**EXERCISE DESCRIPTION:** Without the pictures, extract every line from the start of the material to the line containing "p.yaxis.minor_tick_line_color = None", both ends included.

**TASK DATA:**
- - -

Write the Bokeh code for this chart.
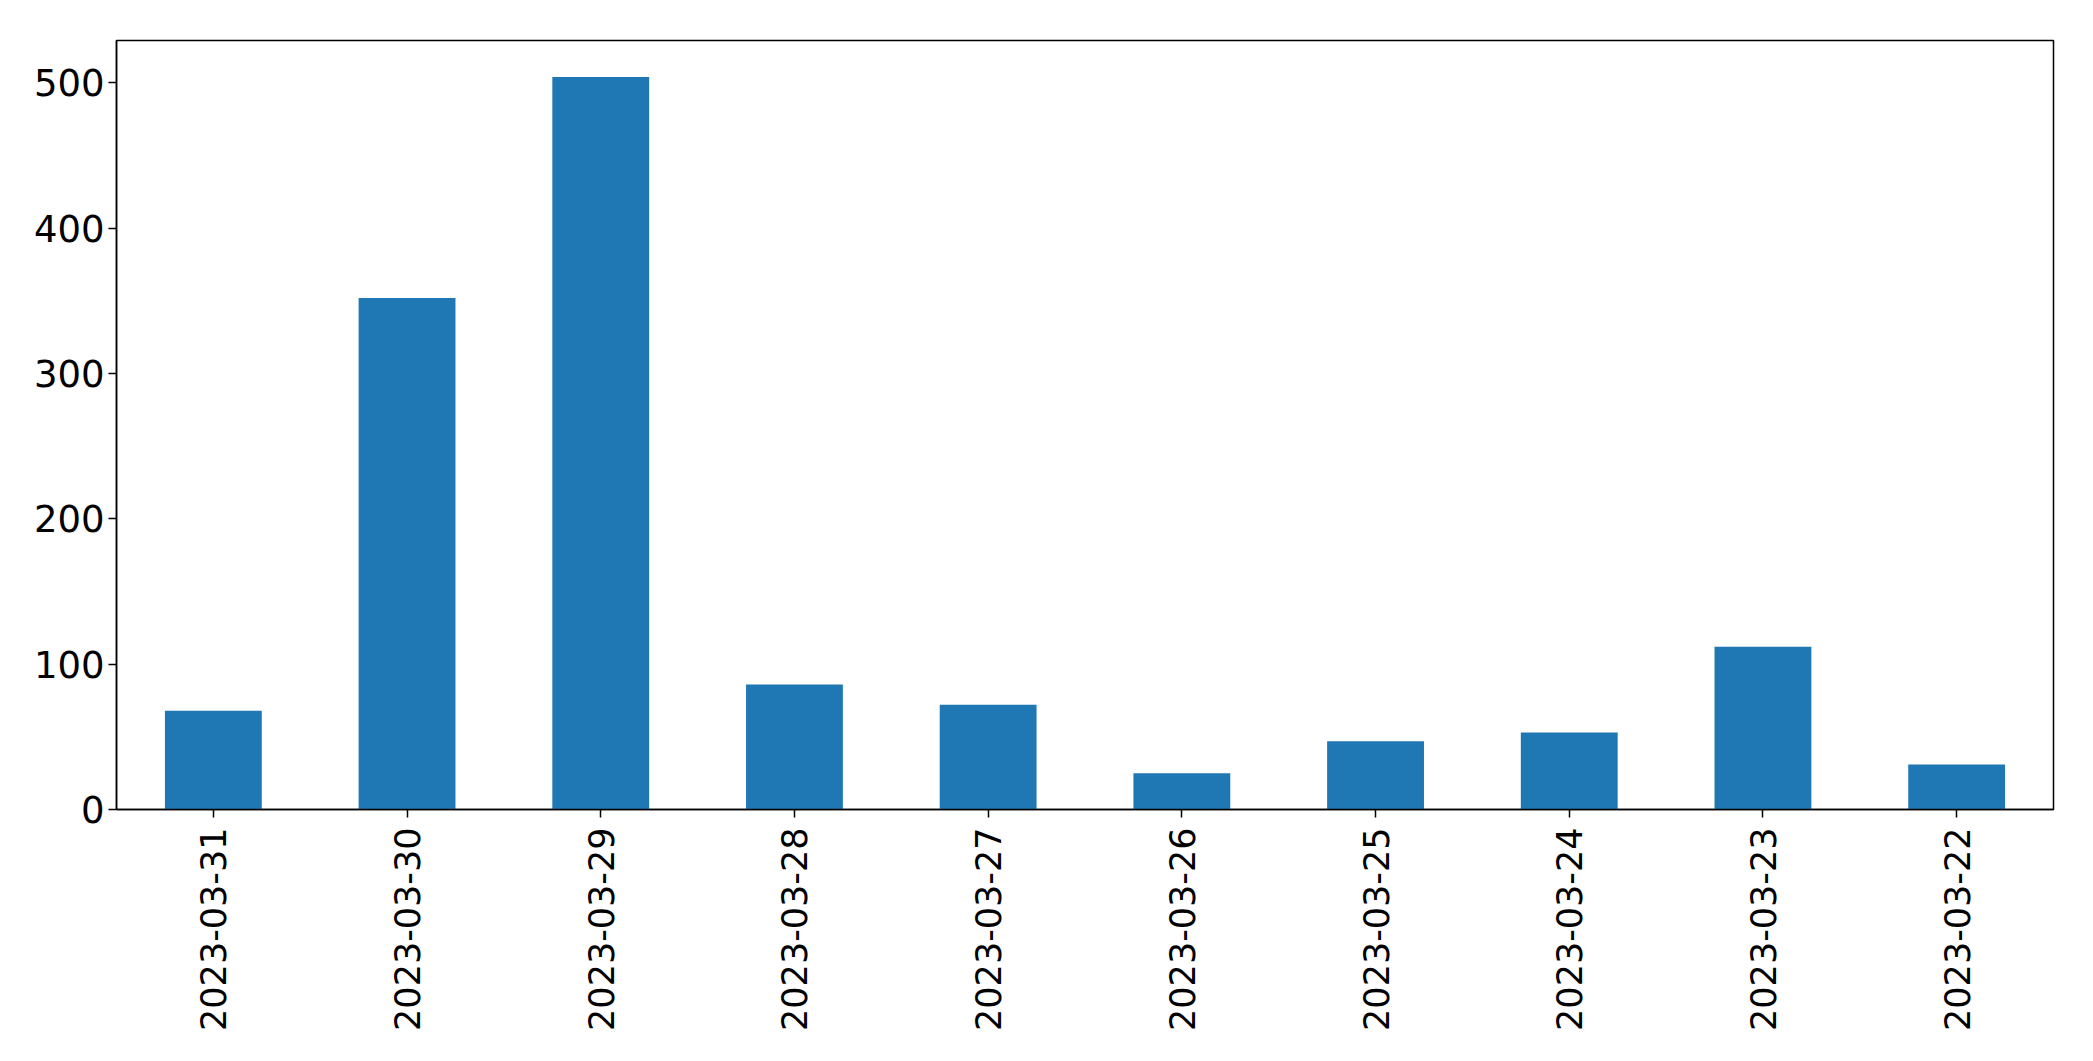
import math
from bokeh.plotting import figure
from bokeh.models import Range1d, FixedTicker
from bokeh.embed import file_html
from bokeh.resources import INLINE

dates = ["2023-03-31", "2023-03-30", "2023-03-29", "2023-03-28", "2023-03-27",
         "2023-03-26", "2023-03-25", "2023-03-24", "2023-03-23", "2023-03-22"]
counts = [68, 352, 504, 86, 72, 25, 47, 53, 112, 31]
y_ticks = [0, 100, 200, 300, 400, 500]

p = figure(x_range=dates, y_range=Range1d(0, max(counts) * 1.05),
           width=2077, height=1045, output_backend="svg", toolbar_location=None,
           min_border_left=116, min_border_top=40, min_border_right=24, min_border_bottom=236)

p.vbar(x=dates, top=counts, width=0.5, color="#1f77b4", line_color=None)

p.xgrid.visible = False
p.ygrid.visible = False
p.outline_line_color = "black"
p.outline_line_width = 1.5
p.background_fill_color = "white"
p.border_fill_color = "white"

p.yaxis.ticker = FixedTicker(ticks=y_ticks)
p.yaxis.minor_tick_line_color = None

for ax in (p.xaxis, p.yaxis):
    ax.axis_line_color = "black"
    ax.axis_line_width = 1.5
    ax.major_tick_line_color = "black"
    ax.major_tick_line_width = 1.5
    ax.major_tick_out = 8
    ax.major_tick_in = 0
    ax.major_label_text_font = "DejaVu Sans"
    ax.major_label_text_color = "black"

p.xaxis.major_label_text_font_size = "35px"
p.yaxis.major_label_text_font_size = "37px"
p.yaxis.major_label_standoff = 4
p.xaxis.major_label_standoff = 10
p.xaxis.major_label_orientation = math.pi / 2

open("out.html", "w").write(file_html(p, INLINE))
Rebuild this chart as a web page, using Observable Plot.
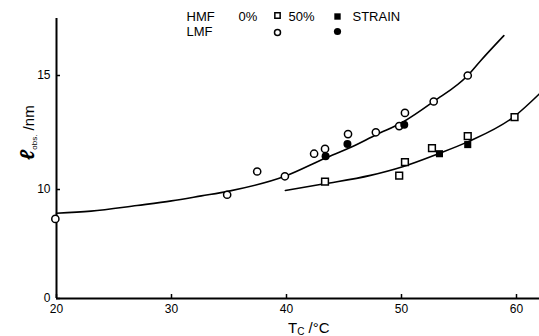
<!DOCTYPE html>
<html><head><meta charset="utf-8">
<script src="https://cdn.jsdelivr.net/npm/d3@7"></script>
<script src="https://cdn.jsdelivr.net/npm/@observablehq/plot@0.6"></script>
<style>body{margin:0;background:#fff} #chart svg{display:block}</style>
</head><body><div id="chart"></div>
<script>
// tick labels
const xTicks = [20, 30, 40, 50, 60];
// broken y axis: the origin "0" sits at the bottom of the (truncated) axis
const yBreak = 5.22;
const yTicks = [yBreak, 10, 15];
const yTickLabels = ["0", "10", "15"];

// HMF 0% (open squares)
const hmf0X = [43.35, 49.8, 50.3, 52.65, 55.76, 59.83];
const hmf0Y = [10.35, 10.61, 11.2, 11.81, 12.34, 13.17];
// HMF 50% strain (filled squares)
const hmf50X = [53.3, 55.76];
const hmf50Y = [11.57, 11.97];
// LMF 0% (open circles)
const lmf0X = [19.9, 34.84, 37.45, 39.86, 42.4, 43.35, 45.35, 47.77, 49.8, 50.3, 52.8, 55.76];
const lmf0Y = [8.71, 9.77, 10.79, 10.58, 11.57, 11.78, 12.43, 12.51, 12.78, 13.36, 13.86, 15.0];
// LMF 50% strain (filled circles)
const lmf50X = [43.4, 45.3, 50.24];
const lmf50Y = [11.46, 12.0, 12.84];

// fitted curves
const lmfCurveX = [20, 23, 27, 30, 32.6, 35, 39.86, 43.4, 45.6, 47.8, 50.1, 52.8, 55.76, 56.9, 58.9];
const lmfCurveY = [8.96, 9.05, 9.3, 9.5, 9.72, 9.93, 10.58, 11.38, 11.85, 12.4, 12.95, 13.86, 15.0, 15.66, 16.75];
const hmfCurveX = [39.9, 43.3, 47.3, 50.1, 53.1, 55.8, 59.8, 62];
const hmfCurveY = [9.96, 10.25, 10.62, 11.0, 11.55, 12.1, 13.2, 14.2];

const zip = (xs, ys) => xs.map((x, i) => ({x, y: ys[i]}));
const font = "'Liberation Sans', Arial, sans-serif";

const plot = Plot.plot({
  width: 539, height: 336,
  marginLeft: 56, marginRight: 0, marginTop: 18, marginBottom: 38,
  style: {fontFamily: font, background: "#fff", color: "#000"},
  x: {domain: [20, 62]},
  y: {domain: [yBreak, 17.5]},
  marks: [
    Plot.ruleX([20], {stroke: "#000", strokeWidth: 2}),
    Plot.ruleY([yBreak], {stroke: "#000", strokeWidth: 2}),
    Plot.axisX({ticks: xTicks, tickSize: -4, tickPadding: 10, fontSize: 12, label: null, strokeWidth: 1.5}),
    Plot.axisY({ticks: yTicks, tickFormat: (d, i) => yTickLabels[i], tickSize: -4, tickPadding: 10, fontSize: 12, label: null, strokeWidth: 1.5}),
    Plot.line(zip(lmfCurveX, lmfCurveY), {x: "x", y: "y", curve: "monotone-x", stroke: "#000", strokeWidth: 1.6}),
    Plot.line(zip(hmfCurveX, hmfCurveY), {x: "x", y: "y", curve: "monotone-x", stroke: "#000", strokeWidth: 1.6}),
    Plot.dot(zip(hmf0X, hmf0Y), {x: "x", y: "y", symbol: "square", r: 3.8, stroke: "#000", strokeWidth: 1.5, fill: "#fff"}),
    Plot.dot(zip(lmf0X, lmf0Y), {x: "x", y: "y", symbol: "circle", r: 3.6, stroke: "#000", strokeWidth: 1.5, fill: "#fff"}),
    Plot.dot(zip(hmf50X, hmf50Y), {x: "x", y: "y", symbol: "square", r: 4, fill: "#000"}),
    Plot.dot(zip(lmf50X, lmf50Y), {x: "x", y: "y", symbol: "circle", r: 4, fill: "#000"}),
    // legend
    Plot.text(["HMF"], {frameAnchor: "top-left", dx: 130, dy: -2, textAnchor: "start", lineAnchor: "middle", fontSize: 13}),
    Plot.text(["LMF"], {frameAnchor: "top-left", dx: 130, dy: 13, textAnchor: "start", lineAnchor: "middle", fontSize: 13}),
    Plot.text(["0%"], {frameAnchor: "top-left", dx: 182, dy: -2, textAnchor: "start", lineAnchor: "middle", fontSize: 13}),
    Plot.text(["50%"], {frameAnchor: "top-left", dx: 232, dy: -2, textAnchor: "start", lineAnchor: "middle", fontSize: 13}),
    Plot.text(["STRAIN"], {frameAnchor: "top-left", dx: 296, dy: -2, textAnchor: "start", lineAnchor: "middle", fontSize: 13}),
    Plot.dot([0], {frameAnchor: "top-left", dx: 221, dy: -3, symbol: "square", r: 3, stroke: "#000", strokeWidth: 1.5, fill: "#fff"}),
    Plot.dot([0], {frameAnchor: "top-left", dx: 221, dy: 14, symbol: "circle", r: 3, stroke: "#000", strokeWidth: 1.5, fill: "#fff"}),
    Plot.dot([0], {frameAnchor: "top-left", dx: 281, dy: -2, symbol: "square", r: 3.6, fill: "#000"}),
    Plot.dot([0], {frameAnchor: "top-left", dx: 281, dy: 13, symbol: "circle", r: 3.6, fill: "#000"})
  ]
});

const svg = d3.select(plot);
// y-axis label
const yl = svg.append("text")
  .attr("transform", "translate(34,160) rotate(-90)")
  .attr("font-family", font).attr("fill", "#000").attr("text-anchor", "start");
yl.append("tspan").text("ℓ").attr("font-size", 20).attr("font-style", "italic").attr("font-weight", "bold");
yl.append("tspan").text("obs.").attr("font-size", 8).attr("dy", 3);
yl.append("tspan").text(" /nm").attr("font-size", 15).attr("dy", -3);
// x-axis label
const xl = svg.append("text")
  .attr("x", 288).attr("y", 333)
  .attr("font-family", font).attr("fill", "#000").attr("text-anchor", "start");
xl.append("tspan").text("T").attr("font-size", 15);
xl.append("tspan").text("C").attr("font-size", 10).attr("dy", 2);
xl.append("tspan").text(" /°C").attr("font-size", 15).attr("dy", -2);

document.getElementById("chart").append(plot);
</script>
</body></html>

- - -

**SOLUTION TO THIS PROBLEM:**
Write the Bokeh code for this chart.
import math
from bokeh.plotting import figure
from bokeh.models import Range1d, FixedTicker
from bokeh.embed import file_html
from bokeh.resources import INLINE

dates = ["2023-03-31", "2023-03-30", "2023-03-29", "2023-03-28", "2023-03-27",
         "2023-03-26", "2023-03-25", "2023-03-24", "2023-03-23", "2023-03-22"]
counts = [68, 352, 504, 86, 72, 25, 47, 53, 112, 31]
y_ticks = [0, 100, 200, 300, 400, 500]

p = figure(x_range=dates, y_range=Range1d(0, max(counts) * 1.05),
           width=2077, height=1045, output_backend="svg", toolbar_location=None,
           min_border_left=116, min_border_top=40, min_border_right=24, min_border_bottom=236)

p.vbar(x=dates, top=counts, width=0.5, color="#1f77b4", line_color=None)

p.xgrid.visible = False
p.ygrid.visible = False
p.outline_line_color = "black"
p.outline_line_width = 1.5
p.background_fill_color = "white"
p.border_fill_color = "white"

p.yaxis.ticker = FixedTicker(ticks=y_ticks)
p.yaxis.minor_tick_line_color = None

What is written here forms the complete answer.